§ **THE EXERCISE**
Locate the string "with" in the listing below. Copy every line where it is found.

□ □ □ □ □

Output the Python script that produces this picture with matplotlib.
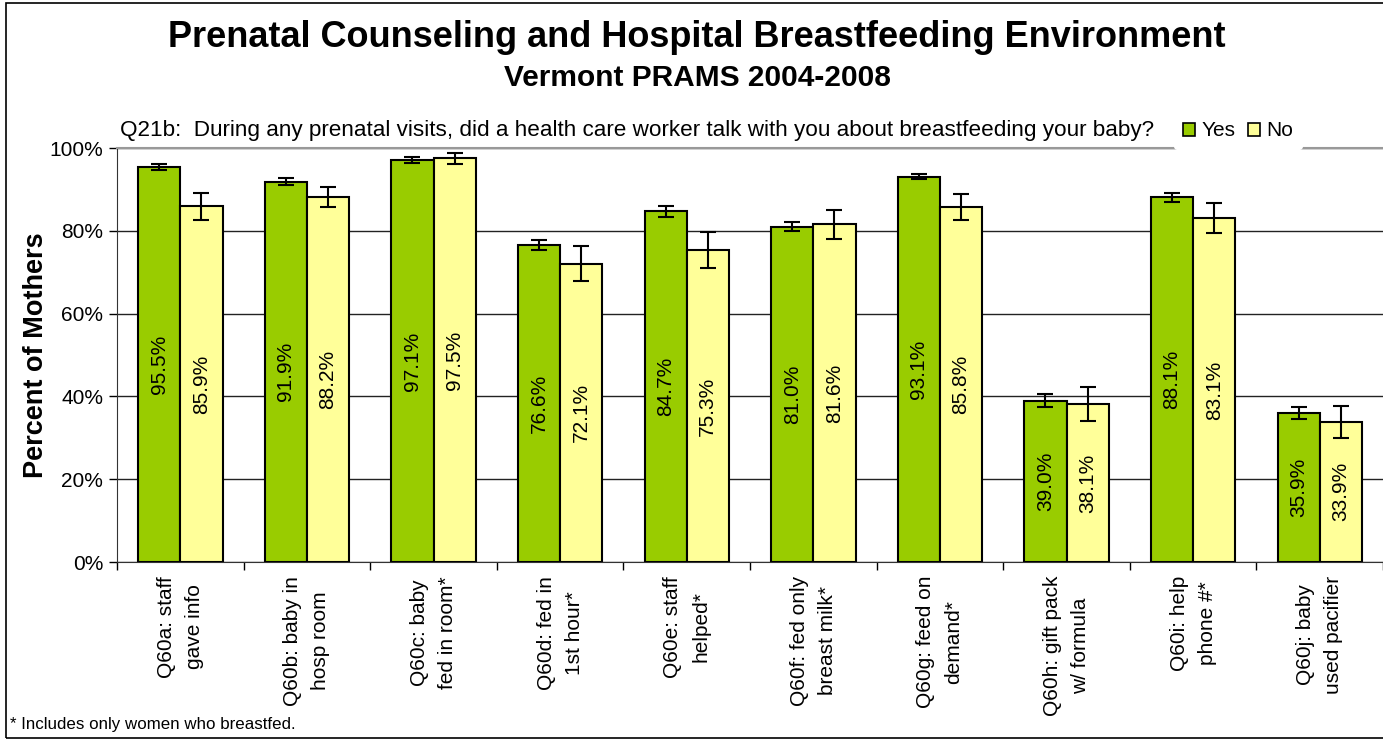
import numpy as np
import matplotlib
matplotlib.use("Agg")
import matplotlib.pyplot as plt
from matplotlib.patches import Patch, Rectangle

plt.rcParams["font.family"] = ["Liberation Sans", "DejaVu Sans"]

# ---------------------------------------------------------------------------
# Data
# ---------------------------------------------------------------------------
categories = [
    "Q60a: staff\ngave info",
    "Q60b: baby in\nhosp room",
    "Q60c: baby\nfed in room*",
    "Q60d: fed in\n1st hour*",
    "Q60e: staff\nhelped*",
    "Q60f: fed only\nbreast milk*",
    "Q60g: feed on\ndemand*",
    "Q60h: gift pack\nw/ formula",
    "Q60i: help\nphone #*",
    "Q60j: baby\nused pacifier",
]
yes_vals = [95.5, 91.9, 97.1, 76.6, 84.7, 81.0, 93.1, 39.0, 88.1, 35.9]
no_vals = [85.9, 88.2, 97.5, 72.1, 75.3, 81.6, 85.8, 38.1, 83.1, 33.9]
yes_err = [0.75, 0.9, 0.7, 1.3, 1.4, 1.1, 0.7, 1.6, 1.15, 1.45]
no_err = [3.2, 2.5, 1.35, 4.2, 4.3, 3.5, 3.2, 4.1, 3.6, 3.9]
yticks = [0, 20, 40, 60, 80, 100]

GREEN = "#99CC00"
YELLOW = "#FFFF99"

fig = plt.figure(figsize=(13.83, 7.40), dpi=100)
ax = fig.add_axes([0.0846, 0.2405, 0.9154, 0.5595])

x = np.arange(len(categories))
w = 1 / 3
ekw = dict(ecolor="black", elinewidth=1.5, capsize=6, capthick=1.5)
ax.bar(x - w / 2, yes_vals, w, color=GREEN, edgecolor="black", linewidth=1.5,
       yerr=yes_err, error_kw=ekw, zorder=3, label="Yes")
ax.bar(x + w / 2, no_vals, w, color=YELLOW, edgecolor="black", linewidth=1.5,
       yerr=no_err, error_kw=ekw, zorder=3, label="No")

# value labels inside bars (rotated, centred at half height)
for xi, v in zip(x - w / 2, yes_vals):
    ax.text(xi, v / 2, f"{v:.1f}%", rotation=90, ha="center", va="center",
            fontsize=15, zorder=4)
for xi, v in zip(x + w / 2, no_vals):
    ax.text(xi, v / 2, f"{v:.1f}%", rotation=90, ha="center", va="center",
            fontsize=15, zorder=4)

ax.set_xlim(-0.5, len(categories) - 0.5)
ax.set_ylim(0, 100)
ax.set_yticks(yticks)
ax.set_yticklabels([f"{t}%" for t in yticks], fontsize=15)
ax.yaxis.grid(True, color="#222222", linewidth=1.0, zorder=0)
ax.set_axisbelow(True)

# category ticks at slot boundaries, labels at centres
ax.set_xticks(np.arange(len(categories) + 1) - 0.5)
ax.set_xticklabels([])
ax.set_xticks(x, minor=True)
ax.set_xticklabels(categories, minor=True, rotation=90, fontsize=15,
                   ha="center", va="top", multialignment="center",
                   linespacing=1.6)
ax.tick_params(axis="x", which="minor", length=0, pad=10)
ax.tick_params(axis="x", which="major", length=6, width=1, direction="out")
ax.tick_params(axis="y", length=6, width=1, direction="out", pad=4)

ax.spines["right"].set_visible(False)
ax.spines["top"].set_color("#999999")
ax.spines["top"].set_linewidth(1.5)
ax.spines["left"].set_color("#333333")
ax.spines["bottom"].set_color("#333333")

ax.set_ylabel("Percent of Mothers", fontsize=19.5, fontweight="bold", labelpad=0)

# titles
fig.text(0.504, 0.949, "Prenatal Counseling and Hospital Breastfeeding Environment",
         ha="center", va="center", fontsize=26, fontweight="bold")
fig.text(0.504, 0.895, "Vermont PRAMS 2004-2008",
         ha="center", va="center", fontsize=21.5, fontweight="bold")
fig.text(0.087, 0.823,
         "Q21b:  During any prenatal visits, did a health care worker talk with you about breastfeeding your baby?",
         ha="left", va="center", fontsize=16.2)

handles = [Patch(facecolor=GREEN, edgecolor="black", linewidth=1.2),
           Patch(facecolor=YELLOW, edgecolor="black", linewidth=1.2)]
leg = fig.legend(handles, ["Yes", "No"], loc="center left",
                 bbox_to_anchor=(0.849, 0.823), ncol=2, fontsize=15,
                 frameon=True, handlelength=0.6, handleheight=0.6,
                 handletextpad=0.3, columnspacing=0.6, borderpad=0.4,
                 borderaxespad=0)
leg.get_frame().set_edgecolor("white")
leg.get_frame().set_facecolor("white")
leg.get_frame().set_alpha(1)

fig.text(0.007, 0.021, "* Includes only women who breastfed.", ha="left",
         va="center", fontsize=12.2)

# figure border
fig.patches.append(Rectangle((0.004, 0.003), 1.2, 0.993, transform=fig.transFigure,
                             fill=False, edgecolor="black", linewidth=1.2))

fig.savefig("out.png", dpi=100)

□ □ □ □ □

§ **REPLY TO THE TASK**
Output the Python script that produces this picture with matplotlib.
         "Q21b:  During any prenatal visits, did a health care worker talk with you about breastfeeding your baby?",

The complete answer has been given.